Sunday, September 10, 2006

abusing the rarely used "state secrets" doctrine

* dr elsewhere:
"Plame’s position and role at the CIA always struck me as non-coincidental when it came to Cheney’s decision to use her to put the scare in her husband. In fact, not only did the OVP spin of a boondoggle always seem just way too lame for any real neurons to entertain, but Wilson’s focus on himself and his own role and importance always felt …a bit like a forced understatement of the whole case.

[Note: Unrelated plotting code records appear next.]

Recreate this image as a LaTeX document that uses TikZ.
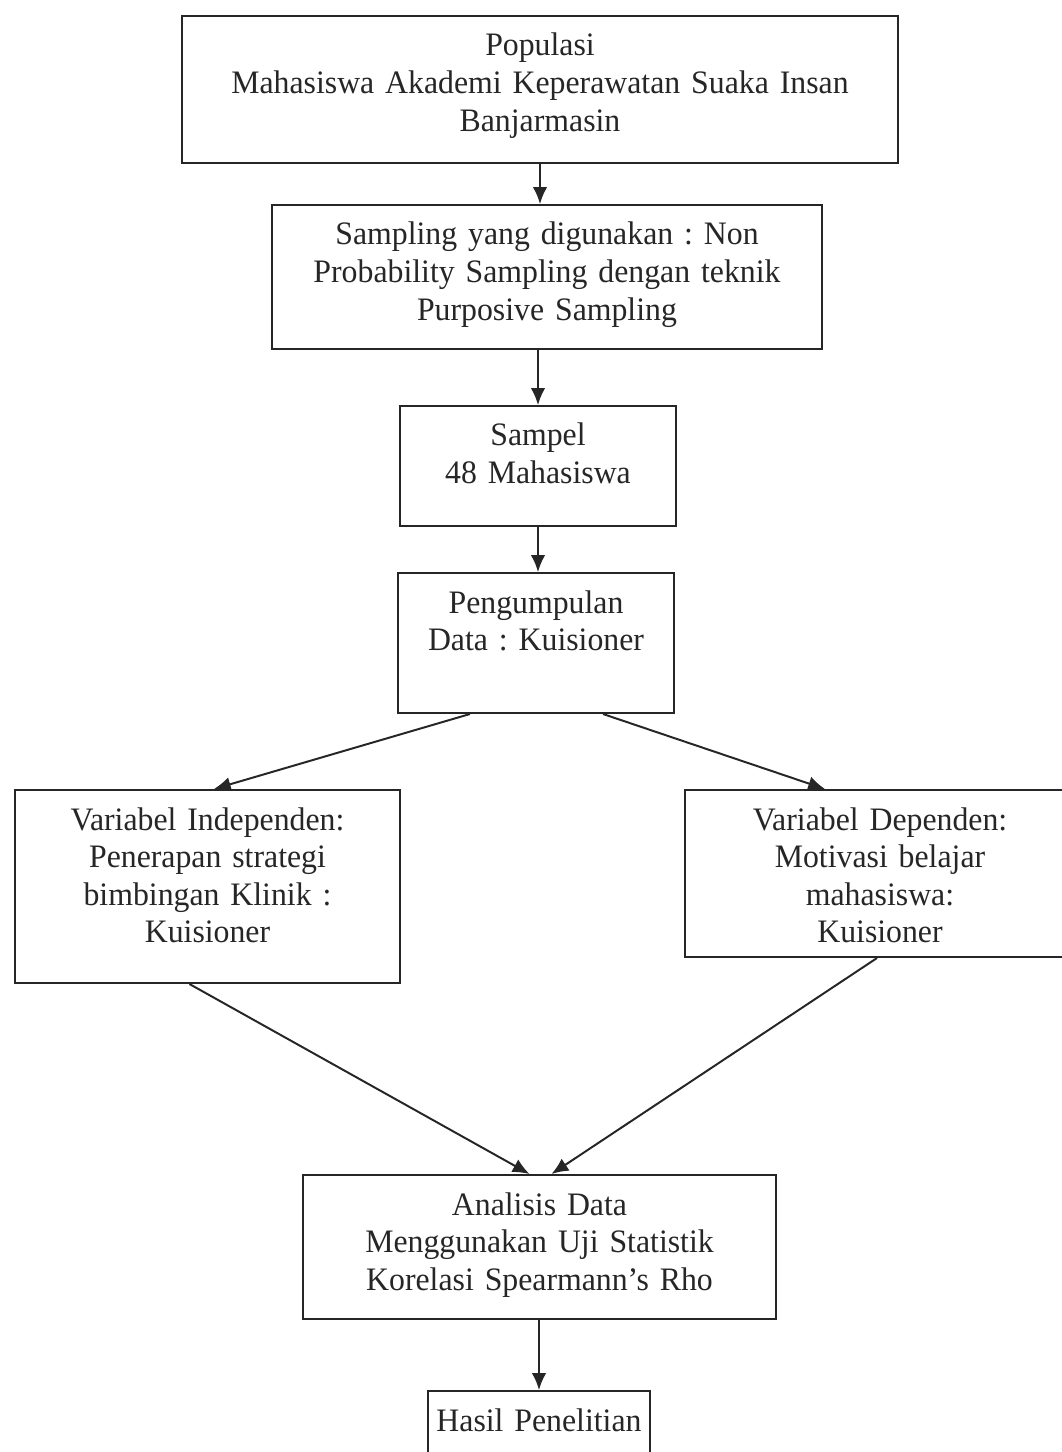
\documentclass[tikz,border=0pt]{standalone}
\usepackage{fontspec}
\setmainfont{Liberation Serif}[FakeStretch=0.97, WordSpace=0.7]
\usepackage{xcolor}
\usepackage{tikz}
\usetikzlibrary{arrows.meta, calc}
\definecolor{InkGrey}{HTML}{262626}
\frenchspacing

\begin{document}
\begin{tikzpicture}[x=0.025cm, y=-0.025cm, >={Latex[length=0.42cm, width=0.36cm]},
    box/.style={draw=InkGrey, line width=1.4pt, anchor=north, align=center, inner xsep=0pt, inner ysep=0pt,
        text height=1.0cm, text=InkGrey, font=\fontsize{23.3}{26.7}\selectfont},
    flow/.style={->, line width=1.4pt, draw=InkGrey}]
    \useasboundingbox (0,0) rectangle (1061,1452);

    % Population and sampling
    \node [box, text width=17.9cm, text depth=2.675cm] (populasi) at (540,15)
        {Populasi\\Mahasiswa Akademi Keperawatan Suaka Insan\\Banjarmasin};
    \node [box, text width=13.75cm, text depth=2.6cm] (sampling) at (547,204)
        {Sampling yang digunakan : Non\\Probability Sampling dengan teknik\\Purposive Sampling};
    \node [box, text width=6.9cm, text depth=2.0cm] (sampel) at (538,405)
        {Sampel\\48 Mahasiswa};
    \node [box, text width=6.9cm, text depth=2.5cm] (kumpul) at (536,572)
        {Pengumpulan\\Data : Kuisioner};

    % Variables
    \node [box, text width=9.625cm, text depth=3.825cm] (indep) at (207.5,789)
        {Variabel Independen:\\Penerapan strategi\\bimbingan Klinik :\\Kuisioner};
    \node [box, text width=9.75cm, text depth=3.175cm] (dep) at (880,789)
        {Variabel Dependen:\\Motivasi belajar\\mahasiswa:\\Kuisioner};

    % Analysis and result
    \node [box, text width=11.825cm, text depth=2.6cm] (analisis) at (539.5,1174)
        {Analisis Data\\Menggunakan Uji Statistik\\Korelasi Spearmann's Rho};
    \node [box, text width=5.55cm, text depth=2.5cm] (hasil) at (539,1390)
        {Hasil Penelitian};

    \draw [flow] (populasi.south) -- (populasi.south |- sampling.north);
    \draw [flow] (sampling.south -| sampel.north) -- (sampel.north);
    \draw [flow] (sampel.south) -- (sampel.south |- kumpul.north);
    \draw [flow] ([xshift=-1.65cm]kumpul.south) -- ([xshift=0.16cm]indep.north);
    \draw [flow] ([xshift=1.675cm]kumpul.south) -- ([xshift=-1.375cm]dep.north);
    \draw [flow] ([xshift=-0.45cm]indep.south) -- ([xshift=-0.25cm]analisis.north);
    \draw [flow] ([xshift=-0.075cm]dep.south) -- ([xshift=0.3cm]analisis.north);
    \draw [flow] (analisis.south -| hasil.north) -- (hasil.north);
\end{tikzpicture}
\end{document}
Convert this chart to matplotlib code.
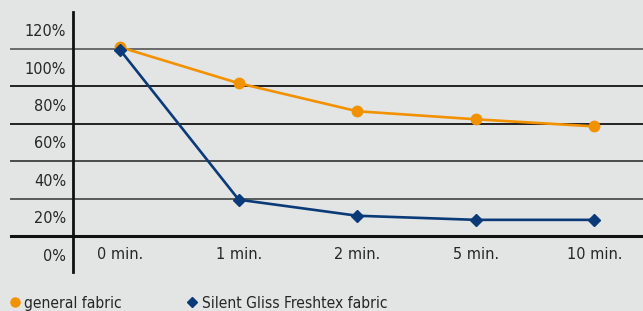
import matplotlib.pyplot as plt
from matplotlib import font_manager
from matplotlib.lines import Line2D

# data
times = ["0 min.", "1 min.", "2 min.", "5 min.", "10 min."]
general_fabric = [101, 81.7, 66.7, 62.4, 58.6]
freshtex_fabric = [99.5, 19.4, 10.8, 8.6, 8.6]
grid_values = [0, 20, 40, 60, 80, 100]
label_values = [-10, 10, 30, 50, 70, 90, 110]
label_texts = ["0%", "20%", "40%", "60%", "80%", "100%", "120%"]

BG = "#e3e4e4"
ORANGE = "#f39200"
BLUE = "#0b3a78"
TXT = "#262626"
GRID_COLORS = ["#111111", "#5a5a5a", "#4a4a4a", "#222222", "#222222", "#6a6a6a"]

# the reference uses a condensed sans; take one if it is installed
fonts = font_manager.fontManager.ttflist
names = {f.name for f in fonts}
if "Liberation Sans Narrow" in names:
    plt.rcParams["font.family"] = ["Liberation Sans Narrow", "DejaVu Sans"]
    FS, FS_LEG = 13, 12.5
elif any(f.name == "DejaVu Sans" and f.stretch == "condensed" for f in fonts):
    plt.rcParams["font.family"] = ["DejaVu Sans"]
    plt.rcParams["font.stretch"] = "condensed"
    FS, FS_LEG = 11.6, 11.2
else:
    plt.rcParams["font.family"] = ["Liberation Sans", "DejaVu Sans"]
    FS, FS_LEG = 11.6, 11.2

W, H = 643, 311
fig = plt.figure(figsize=(W / 100, H / 100), dpi=100, facecolor=BG)
left, right, top, bottom = 73, 643, 12, 272
ax = fig.add_axes([left / W, 1 - bottom / H, (right - left) / W, (bottom - top) / H])
ax.set_facecolor(BG)

ax.set_xlim(-0.397, 4.41)
ax.set_ylim(-19.3, 119.8)

for s in ["top", "right", "bottom"]:
    ax.spines[s].set_visible(False)
ax.spines["left"].set_linewidth(2)
ax.spines["left"].set_color("#111111")

# horizontal lines reach left past the vertical axis
x_start = -(left - 11) / (right - left)
for v, c in zip(grid_values, GRID_COLORS):
    ax.axhline(v, xmin=x_start, xmax=1, clip_on=False, color=c,
               lw=2.2 if v == 0 else 1.4, zorder=1)

x = list(range(len(times)))
ax.plot(x, general_fabric, color=ORANGE, lw=1.9, marker="o", ms=7.5, zorder=3)
ax.plot(x, freshtex_fabric, color=BLUE, lw=1.9, marker="D", ms=6, zorder=4)

ax.set_yticks(label_values)
ax.set_yticklabels(label_texts)
ax.tick_params(axis="y", length=0, pad=5, labelsize=FS, labelcolor=TXT)
ax.set_xticks([])
for i, t in enumerate(times):
    ax.text(i, -10, t, ha="center", va="center", fontsize=FS, color=TXT)

handles = [
    Line2D([], [], color=ORANGE, marker="o", ls="none", ms=6.5),
    Line2D([], [], color=BLUE, marker="D", ls="none", ms=5),
]
fig.legend(handles, ["general fabric", "Silent Gliss Freshtex fabric"],
           loc="lower left", bbox_to_anchor=(-0.005, -0.0435), ncol=2,
           frameon=False, fontsize=FS_LEG, handlelength=0.5, handletextpad=0.35,
           columnspacing=4.3, labelcolor=TXT)

fig.savefig("out.png", dpi=100, facecolor=BG)
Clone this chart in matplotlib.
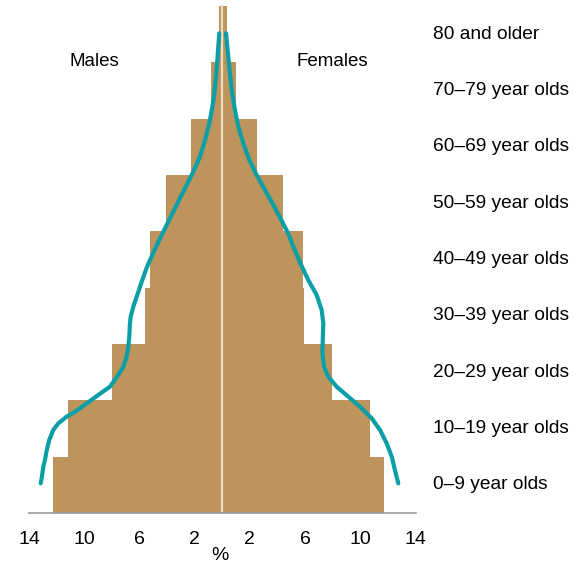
import matplotlib.pyplot as plt

plt.rcParams["font.family"] = ["Liberation Sans", "DejaVu Sans"]

# age groups, bottom to top
age_labels = [
    "0–9 year olds", "10–19 year olds", "20–29 year olds", "30–39 year olds",
    "40–49 year olds", "50–59 year olds", "60–69 year olds", "70–79 year olds",
    "80 and older",
]
males_pct = [12.3, 11.2, 8.0, 5.6, 5.25, 4.05, 2.3, 0.8, 0.22]
females_pct = [11.75, 10.7, 7.95, 5.95, 5.85, 4.4, 2.55, 1.0, 0.32]

# smooth comparison curves as (age position, percent)
male_curve_y = [0.027, 0.144, 0.322, 0.44, 0.618, 0.796, 0.973, 1.092, 1.21, 1.298,
                1.447, 1.595, 1.742, 1.95, 2.097, 2.275, 2.452, 2.63, 2.867, 2.985,
                3.162, 3.40, 3.636, 3.873, 4.12, 4.377, 4.613, 4.849, 5.087, 5.323,
                5.559, 5.825, 6.122, 6.418, 6.713, 6.95, 7.245, 7.54, 7.78, 8.016]
male_curve_x = [13.16, 13.07, 12.97, 12.85, 12.72, 12.54, 12.25, 11.88, 11.28, 10.67,
                9.83, 8.99, 8.14, 7.54, 7.17, 6.93, 6.81, 6.74, 6.69, 6.64,
                6.45, 6.12, 5.80, 5.45, 5.0, 4.51, 4.03, 3.55, 3.07, 2.58,
                2.10, 1.62, 1.25, 0.94, 0.72, 0.58, 0.46, 0.36, 0.29, 0.22]
female_curve_y = [0.027, 0.263, 0.50, 0.737, 0.973, 1.181, 1.387, 1.565, 1.742, 1.92,
                  2.097, 2.335, 2.571, 2.868, 3.104, 3.37, 3.636, 3.933, 4.228, 4.45,
                  4.70, 4.968, 5.234, 5.50, 5.767, 6.063, 6.358, 6.65, 6.95, 7.245,
                  7.54, 7.78, 8.016]
female_curve_x = [12.75, 12.51, 12.28, 11.91, 11.43, 10.83, 9.98, 9.13, 8.29, 7.68,
                  7.37, 7.25, 7.28, 7.32, 7.20, 6.84, 6.23, 5.66, 5.15, 4.80,
                  4.28, 3.70, 3.09, 2.49, 1.96, 1.52, 1.16, 0.92, 0.72, 0.58,
                  0.46, 0.36, 0.27]

tick_values = [-14, -10, -6, -2, 2, 6, 10, 14]
tick_labels = ["14", "10", "6", "2", "2", "6", "10", "14"]

bar_color = "#BD945B"
curve_color = "#0A9EA6"

fig = plt.figure(figsize=(5.86, 5.66), dpi=100)
ax = fig.add_axes([0.0261, 0.0936, 0.7065, 0.9057])

pos = list(range(len(age_labels)))
ax.barh(pos, [-v for v in males_pct], height=1.0, color=bar_color, linewidth=0, zorder=1)
ax.barh(pos, females_pct, height=1.0, color=bar_color, linewidth=0, zorder=1)
ax.plot([0, 0], [-0.5, 8.5], color="#EEDDC0", linewidth=1.6, zorder=2)

ax.plot([-v for v in male_curve_x], male_curve_y, color=curve_color,
        linewidth=3.0, solid_capstyle="round", solid_joinstyle="round", zorder=3)
ax.plot(female_curve_x, female_curve_y, color=curve_color,
        linewidth=3.0, solid_capstyle="round", solid_joinstyle="round", zorder=3)

ax.set_xlim(-15, 15)
ax.set_ylim(-0.5, 8.6)
for side in ["top", "right", "left"]:
    ax.spines[side].set_visible(False)
ax.spines["bottom"].set_bounds(-14, 14)
ax.spines["bottom"].set_color("#9A9A9A")
ax.spines["bottom"].set_linewidth(1.2)
ax.set_yticks([])
ax.set_xticks(tick_values)
ax.set_xticklabels(tick_labels, fontsize=14)
ax.tick_params(axis="x", length=0, pad=13)
fig.text(220 / 586, 1 - 556 / 566, "%", ha="center", va="center", fontsize=14)

ax.text(-9.25, 7.52, "Males", ha="center", va="center", fontsize=13.5)
ax.text(7.95, 7.52, "Females", ha="center", va="center", fontsize=13.5)
for p, label in zip(pos, age_labels):
    ax.text(15.25, p, label, ha="left", va="center", fontsize=13.8, clip_on=False)

fig.savefig("out.png", dpi=100)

Put another way, the notion that the OVP and WH would go to such an extreme to get a former diplomat to shut his trap did not pass the logic test, even for the Bush Bozos. The fact that Wilson’s wife actually worked there raised my radar from the get-go that there had to be something about her role, her position, her official activities, that made them extra nervous about her hubby’s sniffin’ around the truth. It was the combo punch; Wilson alone didn’t quite cut it as an annoyance worthy of risking the breaking of a law. Even Plame as generic NOC didn’t get the radar rotating. There has always been this suspicion that she had something to do specifically with their war plans, either Iraq or Iran or both. Seemed to me, anyway.
It is easy to understand why Wilson focused attention on himself instead of his wife’s role; to do otherwise would have played right into the crime. Consider the restraint and remarkable care he has had to muster and maintain on an ongoing basis in order to step cautiously but honestly away from including her specific CIA role in all this. That, my friends, is the stuff true diplomacy is made of."

* glenn:
"A federal judge in Oregon yesterday became the third consecutive judge (after Judge Walker in the Northern District of California and Judge Taylor in the Eastern District of Michigan) to reject the Bush administration's claim that national security concerns (i.e., the "state secrets" doctrine) bar courts from ruling on the legality of the NSA warrantless eavesdropping program.
This decision is remarkable in several respects. And it is the latest example of a clear, extraordinary and extremely encouraging trend where the federal judiciary is finally re-asserting its role in imposing checks and limits on the Bush administration by compelling the administration to abide by the law.
Before the Bush administration began abusing what was the rarely used "state secrets" doctrine, it was virtually automatic for courts to defer to the President's claim that national security precluded judicial examination of certain issues. But yesterday's ruling follows in the footsteps of the decisions by Judge Walker and Judge Taylor, and constitutes a clear sign that the federal courts no longer have sufficient trust in the Bush administration's use of this doctrine and will, consequently, subject it to scrutiny rather than just blindly accepting it as courts have done in the past."